Ces comparaisons soulignent que le chômage ne dépend pas
seulement de la croissance économique mais aussi des institutions du marché du
travail, de la formation et des politiques publiques d’emploi. La France, par
exemple, affiche une croissance modérée mais un chômage structurellement
élevé, tandis que le Canada combine un taux d’activité élevé avec un
chômage relativement faible grâce à un marché plus flexible.
https://www.insee.fr/fr/statistiques/4805248
IV. Le sous-emploi : une réalité souvent
invisible
Le taux de chômage ne suffit pas à rendre compte de toutes
les difficultés d’insertion sur le marché du travail. De nombreuses personnes
occupent un emploi mais souhaiteraient travailler davantage. On parle alors de sous-emploi.
Ce concept inclut les personnes à temps partiel subi, les salariés en chômage
partiel ou ceux qui connaissent des périodes d’activité irrégulière. Il permet
de saisir la précarisation d’une partie croissante du salariat, en particulier
dans les services, la distribution ou l’hôtellerie-restauration.
En 2024, environ 5,3 % des personnes en emploi en France
sont en situation de sous-emploi, un chiffre qui touche particulièrement les
femmes et les jeunes. Au Canada, ce taux atteint 4,8 % selon Statistique
Canada, une légère hausse par rapport à la période pré-pandémique. Ces données
rappellent que la création d’emplois ne garantit pas nécessairement leur
qualité : un taux d’emploi élevé peut coexister avec une multiplication
d’emplois précaires, mal rémunérés ou à temps partiel.

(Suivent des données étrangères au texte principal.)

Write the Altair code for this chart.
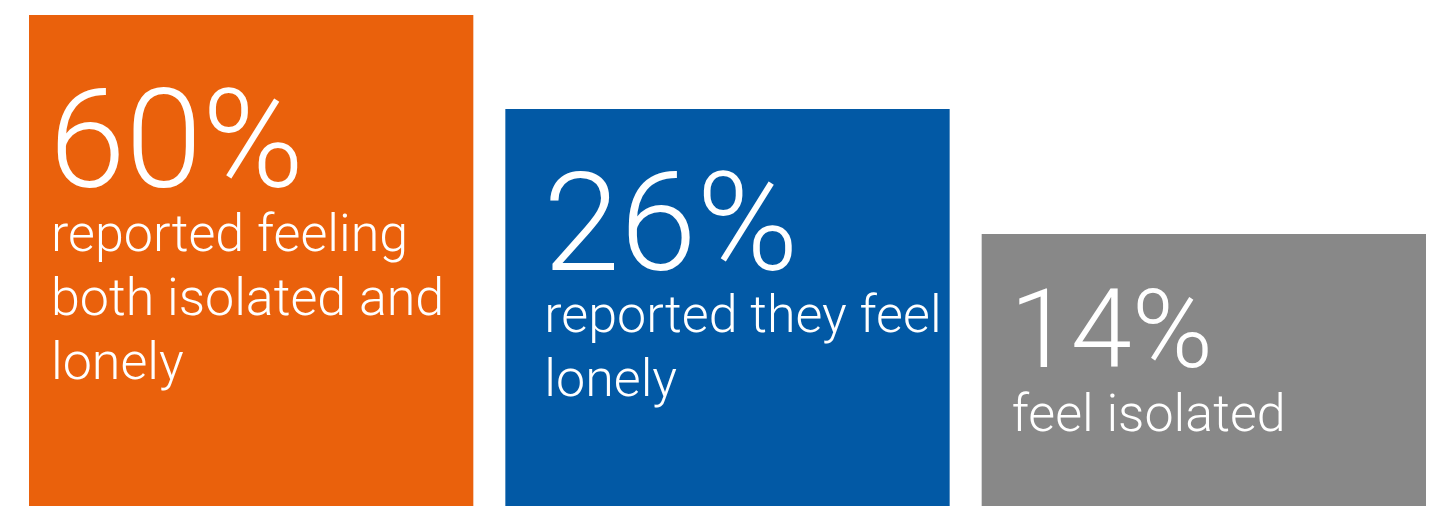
import altair as alt
import pandas as pd

# --- data ---
keys = ["both", "lonely", "isolated"]
pct_labels = ["60%", "26%", "14%"]
pct_values = [60, 26, 14]
tile_heights = [491, 397, 272]  # visual tile heights (px units on a 0-506 scale)
captions = [
    "reported feeling\nboth isolated and\nlonely",
    "reported they feel\nlonely",
    "feel isolated",
]
colors = ["#EA610C", "#0259A5", "#888888"]

df = pd.DataFrame({
    "key": keys,
    "pct": pct_labels,
    "value": pct_values,
    "tile": tile_heights,
    "caption": captions,
})

FONT = "Roboto"
W, H = 1397, 506

xenc = alt.X("key:N", sort=keys, axis=None,
             scale=alt.Scale(paddingInner=0.0672, paddingOuter=0))
yenc = alt.Y("tile:Q", axis=None,
             scale=alt.Scale(domain=[0, 506], nice=False, zero=True))

bars = alt.Chart(df).mark_bar().encode(
    x=xenc,
    y=yenc,
    color=alt.Color("key:N", sort=keys, legend=None,
                    scale=alt.Scale(domain=keys, range=colors)),
)

xtext = alt.X("key:N", sort=keys, axis=None, bandPosition=0,
              scale=alt.Scale(paddingInner=0.0672, paddingOuter=0))

# per-tile text styling: (number dx, number dy, number size, caption dx, caption dy)
styles = {
    "both": (20, 172, 138, 22, 236),
    "lonely": (38, 161, 138, 39, 223),
    "isolated": (28, 133, 110, 30, 197),
}

layers = [bars]
for k in keys:
    ndx, ndy, nsize, cdx, cdy = styles[k]
    sub = alt.Chart(df).transform_filter(alt.datum.key == k)
    num = sub.mark_text(align="left", baseline="alphabetic", dx=ndx, dy=ndy,
                        font=FONT, fontWeight=300, fontSize=nsize,
                        color="white").encode(x=xtext, y=yenc, text="pct:N")
    cap = sub.mark_text(align="left", baseline="alphabetic", dx=cdx, dy=cdy,
                        font=FONT, fontWeight=300, fontSize=52, lineHeight=64,
                        lineBreak="\n", color="white").encode(
        x=xtext, y=yenc, text="caption:N")
    layers += [num, cap]

chart = alt.layer(*layers).properties(
    width=W, height=H,
    autosize=alt.AutoSizeParams(type="none"),
    padding={"left": 29, "right": 10, "top": 0, "bottom": 0},
).configure_view(stroke=None)

chart.save("out.html", embed_options={"renderer": "svg", "actions": False})
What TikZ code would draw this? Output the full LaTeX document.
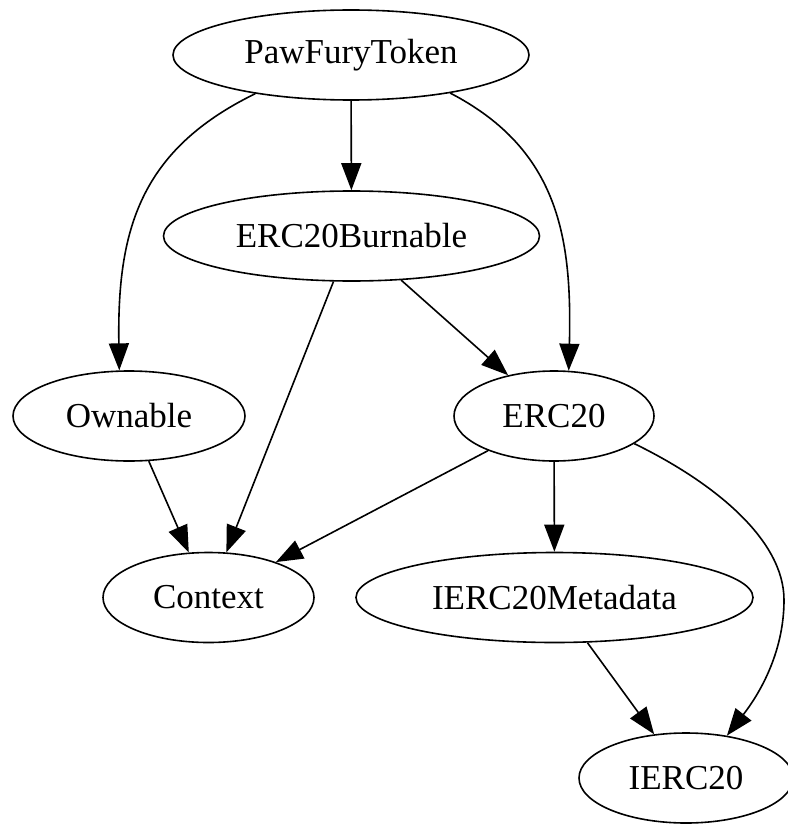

V. Interpréter les chiffres du chômage :
prudence et perspective
Le chômage est donc un phénomène multidimensionnel. Il ne
se résume pas à un simple pourcentage : il reflète des réalités sociales, des
stratégies de politiques publiques et des comportements individuels. Deux pays
affichant un même taux de chômage peuvent avoir des marchés du travail très
différents selon la proportion d’emplois précaires, la durée moyenne du chômage
ou le taux de participation des femmes.
C’est pourquoi de plus en plus d’économistes insistent sur
la nécessité d’observer simultanément le taux de chômage, le taux d’emploi et
le taux d’activité pour comprendre la santé du marché du travail. En période de
croissance, le chômage peut diminuer tandis que le taux d’activité augmente,
signe d’une reprise solide. À l’inverse, un recul du chômage peut parfois
traduire un découragement des chercheurs d’emploi, qui de ce fait sortent des
statistiques du chômage, donc une hausse de l’inactivité.
A retenir
Le chômage correspond à la situation d’une personne active
sans emploi, disponible et en recherche active de travail. Il se distingue de
l’inactivité, qui regroupe les individus ne cherchant pas d’emploi, et du
sous-emploi, qui concerne les travailleurs souhaitant travailler davantage. Les
trois indicateurs clés — taux de chômage, taux d’emploi et taux d’activité —
offrent une lecture complémentaire du marché du travail. En 2024, la France
reste à un niveau de chômage supérieur à la moyenne de l’OCDE, tandis que le
Canada, l’Allemagne et les États-Unis affichent des taux plus faibles. Ces
écarts rappellent que le chômage n’est pas seulement un problème économique
mais aussi institutionnel et social.